Cooling Envelope Model for Tidal Disruption Events

TL;DR

This paper introduces a simplified model for the thermal emission from tidal disruption events, explaining observed light curve features through envelope cooling and contraction dynamics.

Contribution

It proposes a new toy model linking envelope cooling to TDE emission, accounting for delayed X-ray and radio signals observed in some events.

Findings

Envelope cooling explains optical/UV/X-ray light curve decay.

Delayed envelope contraction accounts for late-time emission features.

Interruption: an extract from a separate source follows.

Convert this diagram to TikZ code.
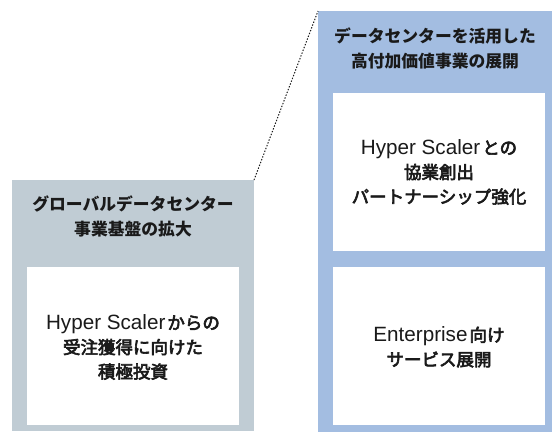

Model shows agreement and tension with observed TDE light curves.

Abstract

We present a toy model for the thermal optical/UV/X-ray emission from tidal disruption events (TDE). Motivated by recent hydrodynamical simulations, we assume the debris streams promptly and rapidly circularize (on the orbital period of the most tightly bound debris), generating a hot quasi-spherical pressure-supported envelope of radius R_v ~ 1e14 cm (photosphere radius ~1e15 cm) surrounding the supermassive black hole (SMBH). As the envelope cools radiatively, it undergoes Kelvin-Helmholtz contraction R_v ~ t^(-1), its temperature rising T_eff ~ t^(1/2) while its total luminosity remains roughly constant; the optical luminosity decays as nu L_nu ~ R_v^2 T_eff ~ t^(-3/2). Despite this similarity to the mass fall-back rate Mdot_fb ~ t^(-5/3), envelope heating from fall-back accretion is sub-dominant compared to the envelope cooling luminosity except near optical peak (where they are comparable). Envelope contraction can be delayed by energy injection from accretion from the inner envelope onto the SMBH in a regulated manner, leading to a late-time flattening of the optical/X-ray light curves, similar to those observed in some TDEs. Eventually, as the envelope contracts to near the circularization radius, the SMBH accretion rate rises to its maximum, in tandem with the decreasing optical luminosity. This cooling-induced (rather than circularization-induced) delay of up to several hundred days, may account for the delayed onset of thermal X-rays, late-time radio flares, and high-energy neutrino generation, observed in some TDEs. We compare the model predictions to recent TDE light curve correlation studies, finding agreement as well as points of tension.